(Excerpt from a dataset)
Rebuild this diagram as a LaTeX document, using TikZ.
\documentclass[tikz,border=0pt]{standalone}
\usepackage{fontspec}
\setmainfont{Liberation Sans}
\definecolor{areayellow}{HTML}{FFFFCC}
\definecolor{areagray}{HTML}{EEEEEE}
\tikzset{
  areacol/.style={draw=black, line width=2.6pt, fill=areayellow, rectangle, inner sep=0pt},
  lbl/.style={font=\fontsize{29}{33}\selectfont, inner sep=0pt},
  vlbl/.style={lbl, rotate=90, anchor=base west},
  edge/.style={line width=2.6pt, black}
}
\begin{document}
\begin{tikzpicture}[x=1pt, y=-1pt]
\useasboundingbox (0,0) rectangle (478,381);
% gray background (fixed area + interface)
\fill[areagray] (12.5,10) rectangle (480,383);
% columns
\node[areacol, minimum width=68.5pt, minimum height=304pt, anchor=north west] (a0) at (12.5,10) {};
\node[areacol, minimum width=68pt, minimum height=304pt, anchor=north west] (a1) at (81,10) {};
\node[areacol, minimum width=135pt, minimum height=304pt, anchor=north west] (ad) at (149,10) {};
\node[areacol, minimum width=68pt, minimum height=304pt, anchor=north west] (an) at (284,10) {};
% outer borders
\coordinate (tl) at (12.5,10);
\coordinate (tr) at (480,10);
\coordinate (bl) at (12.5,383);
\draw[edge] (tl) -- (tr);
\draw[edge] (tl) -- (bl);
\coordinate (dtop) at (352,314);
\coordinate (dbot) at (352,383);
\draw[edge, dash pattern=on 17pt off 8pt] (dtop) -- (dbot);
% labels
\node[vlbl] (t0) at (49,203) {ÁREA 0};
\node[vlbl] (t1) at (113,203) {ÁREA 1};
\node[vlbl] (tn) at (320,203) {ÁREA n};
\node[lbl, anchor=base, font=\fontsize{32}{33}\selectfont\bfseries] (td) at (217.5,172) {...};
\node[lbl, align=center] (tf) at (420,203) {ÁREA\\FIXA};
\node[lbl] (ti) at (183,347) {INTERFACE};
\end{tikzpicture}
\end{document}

==

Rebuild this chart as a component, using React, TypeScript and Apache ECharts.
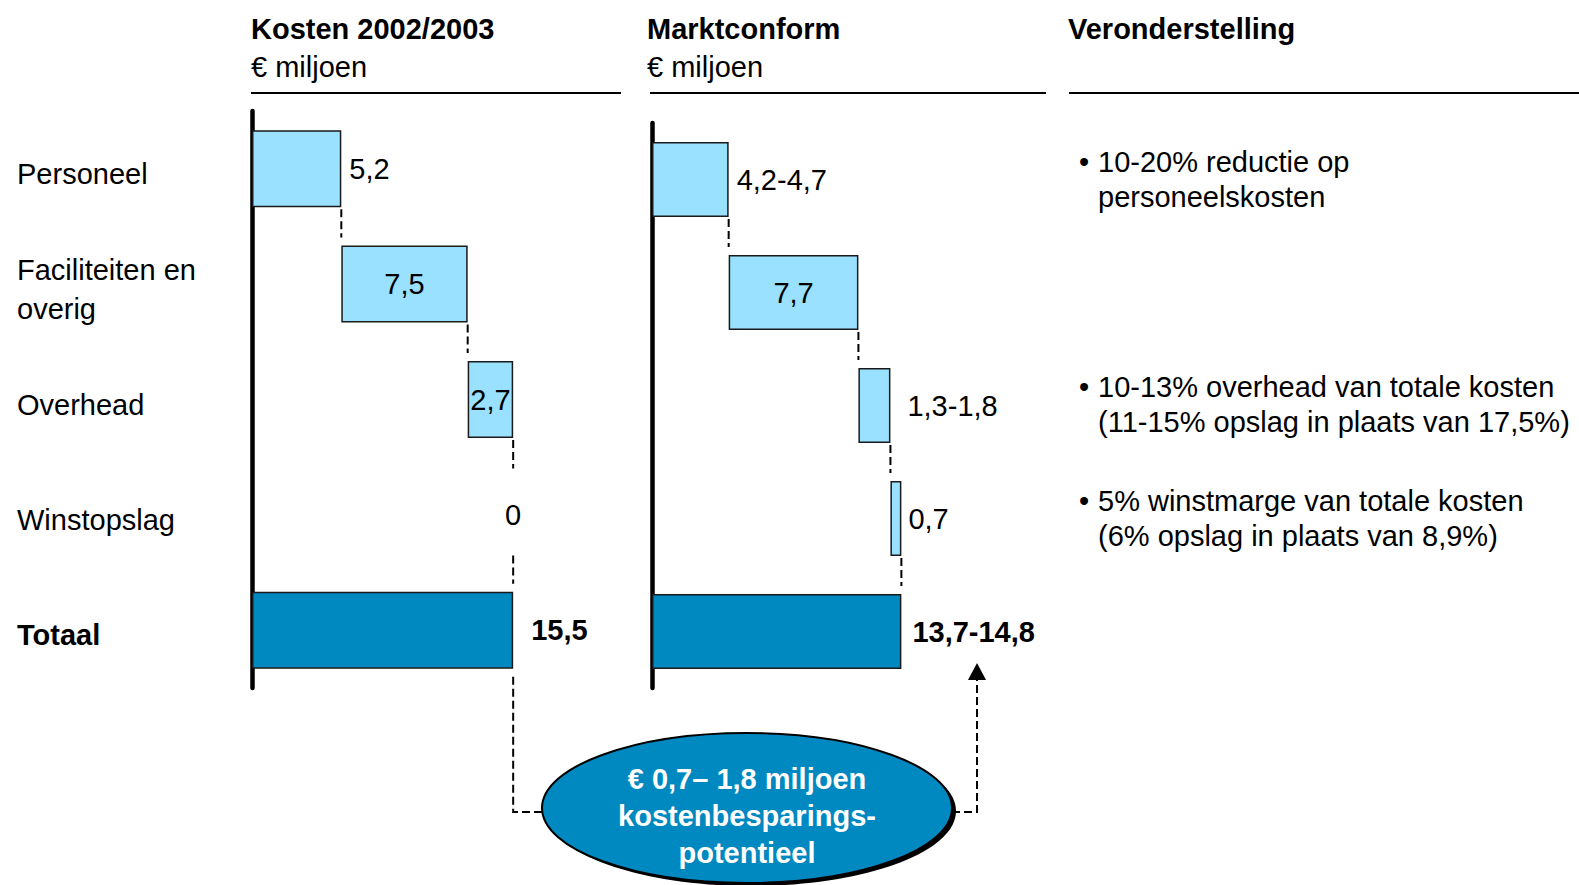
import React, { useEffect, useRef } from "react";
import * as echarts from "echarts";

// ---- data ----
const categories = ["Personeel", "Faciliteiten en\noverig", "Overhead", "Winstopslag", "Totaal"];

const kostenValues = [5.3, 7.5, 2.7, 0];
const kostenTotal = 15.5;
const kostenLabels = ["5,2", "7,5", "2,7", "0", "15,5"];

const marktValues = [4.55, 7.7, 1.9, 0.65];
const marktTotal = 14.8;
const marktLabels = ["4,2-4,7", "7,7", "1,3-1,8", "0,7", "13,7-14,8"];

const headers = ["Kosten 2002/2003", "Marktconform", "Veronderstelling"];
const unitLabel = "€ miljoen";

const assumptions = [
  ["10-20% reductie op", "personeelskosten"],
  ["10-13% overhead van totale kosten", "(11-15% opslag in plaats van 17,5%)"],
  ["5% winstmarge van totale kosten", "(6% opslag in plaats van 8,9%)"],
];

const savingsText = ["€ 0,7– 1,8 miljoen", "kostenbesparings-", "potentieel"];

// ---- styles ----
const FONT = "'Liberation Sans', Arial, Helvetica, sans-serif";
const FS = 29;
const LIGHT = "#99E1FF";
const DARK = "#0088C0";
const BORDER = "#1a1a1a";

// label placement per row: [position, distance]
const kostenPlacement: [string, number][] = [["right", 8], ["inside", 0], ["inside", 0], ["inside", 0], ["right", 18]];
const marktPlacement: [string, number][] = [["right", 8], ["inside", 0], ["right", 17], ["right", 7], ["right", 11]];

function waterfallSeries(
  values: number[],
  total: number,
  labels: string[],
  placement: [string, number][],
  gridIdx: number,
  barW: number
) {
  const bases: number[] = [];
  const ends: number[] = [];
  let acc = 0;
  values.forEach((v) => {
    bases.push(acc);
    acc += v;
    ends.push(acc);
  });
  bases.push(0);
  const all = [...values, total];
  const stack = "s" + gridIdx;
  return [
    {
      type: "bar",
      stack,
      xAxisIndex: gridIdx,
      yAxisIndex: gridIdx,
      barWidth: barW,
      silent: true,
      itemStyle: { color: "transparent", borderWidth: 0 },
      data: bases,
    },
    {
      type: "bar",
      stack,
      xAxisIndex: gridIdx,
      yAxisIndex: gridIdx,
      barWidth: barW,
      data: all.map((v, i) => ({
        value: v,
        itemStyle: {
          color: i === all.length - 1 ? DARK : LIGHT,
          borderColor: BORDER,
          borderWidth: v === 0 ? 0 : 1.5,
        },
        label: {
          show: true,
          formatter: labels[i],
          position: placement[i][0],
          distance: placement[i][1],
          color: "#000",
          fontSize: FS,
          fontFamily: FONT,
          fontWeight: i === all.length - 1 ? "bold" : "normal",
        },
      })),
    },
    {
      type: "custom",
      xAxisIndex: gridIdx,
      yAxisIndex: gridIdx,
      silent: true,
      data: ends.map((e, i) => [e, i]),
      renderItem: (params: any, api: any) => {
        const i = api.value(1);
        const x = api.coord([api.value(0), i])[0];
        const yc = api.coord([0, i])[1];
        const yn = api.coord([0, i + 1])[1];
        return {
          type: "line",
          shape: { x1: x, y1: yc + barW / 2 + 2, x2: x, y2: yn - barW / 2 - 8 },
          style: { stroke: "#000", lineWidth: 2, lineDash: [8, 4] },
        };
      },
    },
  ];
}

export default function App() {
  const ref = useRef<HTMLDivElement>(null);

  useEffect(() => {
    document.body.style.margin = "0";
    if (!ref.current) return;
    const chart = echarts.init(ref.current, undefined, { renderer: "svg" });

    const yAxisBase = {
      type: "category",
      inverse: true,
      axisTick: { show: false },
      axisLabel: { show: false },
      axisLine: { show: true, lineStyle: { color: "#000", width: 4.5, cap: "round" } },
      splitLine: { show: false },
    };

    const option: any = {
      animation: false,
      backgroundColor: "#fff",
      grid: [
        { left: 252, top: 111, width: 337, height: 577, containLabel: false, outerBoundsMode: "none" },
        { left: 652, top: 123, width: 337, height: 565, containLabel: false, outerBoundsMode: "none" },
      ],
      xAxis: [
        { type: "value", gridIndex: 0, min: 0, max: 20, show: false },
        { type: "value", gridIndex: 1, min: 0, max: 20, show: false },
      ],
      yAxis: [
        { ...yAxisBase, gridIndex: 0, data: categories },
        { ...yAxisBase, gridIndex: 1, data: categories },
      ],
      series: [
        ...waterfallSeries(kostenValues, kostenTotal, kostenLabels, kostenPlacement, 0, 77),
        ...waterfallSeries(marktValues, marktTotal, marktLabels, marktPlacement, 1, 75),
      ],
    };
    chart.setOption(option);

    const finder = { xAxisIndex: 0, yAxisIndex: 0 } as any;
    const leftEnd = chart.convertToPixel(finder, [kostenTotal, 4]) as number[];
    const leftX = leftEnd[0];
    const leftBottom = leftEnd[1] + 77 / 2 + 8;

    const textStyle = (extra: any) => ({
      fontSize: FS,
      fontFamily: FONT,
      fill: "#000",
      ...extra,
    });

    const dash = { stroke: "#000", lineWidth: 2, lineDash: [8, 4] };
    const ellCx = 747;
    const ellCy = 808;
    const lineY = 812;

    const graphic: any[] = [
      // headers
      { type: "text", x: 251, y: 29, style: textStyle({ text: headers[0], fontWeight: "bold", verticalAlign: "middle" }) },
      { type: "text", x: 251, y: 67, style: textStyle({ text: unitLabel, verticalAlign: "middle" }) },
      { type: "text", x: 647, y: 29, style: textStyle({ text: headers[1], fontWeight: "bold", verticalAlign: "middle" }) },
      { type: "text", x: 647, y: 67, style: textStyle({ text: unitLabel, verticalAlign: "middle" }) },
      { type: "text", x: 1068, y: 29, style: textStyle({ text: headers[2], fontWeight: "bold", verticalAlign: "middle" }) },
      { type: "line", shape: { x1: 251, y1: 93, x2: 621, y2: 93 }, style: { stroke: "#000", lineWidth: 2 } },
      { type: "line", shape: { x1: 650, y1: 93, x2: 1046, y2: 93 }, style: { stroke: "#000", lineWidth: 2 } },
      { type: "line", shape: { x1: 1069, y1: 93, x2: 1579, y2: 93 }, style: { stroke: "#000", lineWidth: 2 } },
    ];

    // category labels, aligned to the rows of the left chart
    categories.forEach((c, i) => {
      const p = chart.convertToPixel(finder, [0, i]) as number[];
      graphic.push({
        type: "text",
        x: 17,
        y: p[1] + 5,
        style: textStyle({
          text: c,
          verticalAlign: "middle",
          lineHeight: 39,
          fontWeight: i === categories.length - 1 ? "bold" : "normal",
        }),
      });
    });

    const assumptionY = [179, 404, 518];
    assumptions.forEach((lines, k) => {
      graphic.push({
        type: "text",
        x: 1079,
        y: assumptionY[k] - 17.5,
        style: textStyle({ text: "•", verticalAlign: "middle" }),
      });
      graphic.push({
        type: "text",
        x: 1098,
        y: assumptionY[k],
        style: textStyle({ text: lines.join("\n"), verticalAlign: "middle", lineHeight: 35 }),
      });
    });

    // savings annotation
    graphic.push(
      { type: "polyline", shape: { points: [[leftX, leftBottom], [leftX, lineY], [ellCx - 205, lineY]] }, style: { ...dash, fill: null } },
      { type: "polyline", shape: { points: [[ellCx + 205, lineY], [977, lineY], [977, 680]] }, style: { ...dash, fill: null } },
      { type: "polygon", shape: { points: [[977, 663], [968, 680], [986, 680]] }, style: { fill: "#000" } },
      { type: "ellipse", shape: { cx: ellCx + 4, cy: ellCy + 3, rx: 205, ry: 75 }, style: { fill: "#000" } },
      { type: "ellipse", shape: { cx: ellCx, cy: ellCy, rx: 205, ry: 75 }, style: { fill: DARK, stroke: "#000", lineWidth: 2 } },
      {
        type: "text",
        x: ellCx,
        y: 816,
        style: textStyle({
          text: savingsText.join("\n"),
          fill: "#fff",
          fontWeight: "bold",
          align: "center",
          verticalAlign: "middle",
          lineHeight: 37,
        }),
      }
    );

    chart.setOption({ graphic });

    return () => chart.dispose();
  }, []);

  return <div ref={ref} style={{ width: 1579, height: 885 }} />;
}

WHAT IS EXPECTED: Restate word for word the lines that begin at the one with "Rebuild this chart" and end at the one with "const marktPlacement: [string, number][]", including both, and leave every picture aside.

SOLUTION TO THIS EXERCISE:
Rebuild this chart as a component, using React, TypeScript and Apache ECharts.
import React, { useEffect, useRef } from "react";
import * as echarts from "echarts";

// ---- data ----
const categories = ["Personeel", "Faciliteiten en\noverig", "Overhead", "Winstopslag", "Totaal"];

const kostenValues = [5.3, 7.5, 2.7, 0];
const kostenTotal = 15.5;
const kostenLabels = ["5,2", "7,5", "2,7", "0", "15,5"];

const marktValues = [4.55, 7.7, 1.9, 0.65];
const marktTotal = 14.8;
const marktLabels = ["4,2-4,7", "7,7", "1,3-1,8", "0,7", "13,7-14,8"];

const headers = ["Kosten 2002/2003", "Marktconform", "Veronderstelling"];
const unitLabel = "€ miljoen";

const assumptions = [
  ["10-20% reductie op", "personeelskosten"],
  ["10-13% overhead van totale kosten", "(11-15% opslag in plaats van 17,5%)"],
  ["5% winstmarge van totale kosten", "(6% opslag in plaats van 8,9%)"],
];

const savingsText = ["€ 0,7– 1,8 miljoen", "kostenbesparings-", "potentieel"];

// ---- styles ----
const FONT = "'Liberation Sans', Arial, Helvetica, sans-serif";
const FS = 29;
const LIGHT = "#99E1FF";
const DARK = "#0088C0";
const BORDER = "#1a1a1a";

// label placement per row: [position, distance]
const kostenPlacement: [string, number][] = [["right", 8], ["inside", 0], ["inside", 0], ["inside", 0], ["right", 18]];
const marktPlacement: [string, number][] = [["right", 8], ["inside", 0], ["right", 17], ["right", 7], ["right", 11]];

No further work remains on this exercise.